This film from Thailand puts a supernatural spin on the typically more grounded Hitchcock suspense, making for a thriller that’s both creepy and rife with thought-provoking suspense. While Shutter received a 2008 remake with more mixed reception critically, this ’04 foreign film was praised for its dynamic acting, gripping narrative, and visual flair.
It begins with a simple premise – a photographer and his girlfriend finding ominous shadows in their photos following a tragic accident. Yet, jaw-dropping revelations begin to unfold, leading to an epic crescendo, in true Hitchcock form.
While many emphasize horror or suspense traits prominent in Hitchcock films, David Lynch tends to go in more of a psychological, trippy direction more akin to Vertigo.

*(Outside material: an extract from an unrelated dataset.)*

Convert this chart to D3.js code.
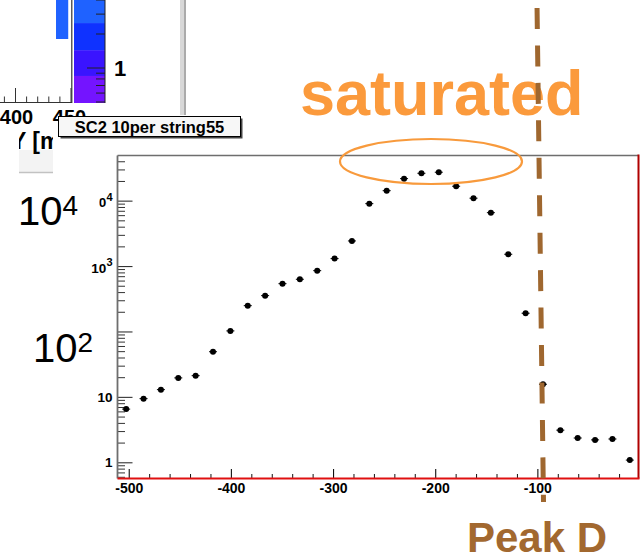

Mulholland Drive from 2001 definitely channels this mind-bending ride into insanity. This is strengthened through convincing performances by Naomi Watts and Laura Harring, who play the film’s leads and troubled lovers.
This was originally meant to be a miniseries, and given its shifting settings and rich, in-depth narrative, it certainly shows.
We follow Betty’s (Watts) Hollywood journey to become an actress and Rita’s (Harring) battle with amnesia following a car accident. We’re then left to put together the pieces of a complex, warped puzzle as it’s increasingly hinted that something’s very wrong here.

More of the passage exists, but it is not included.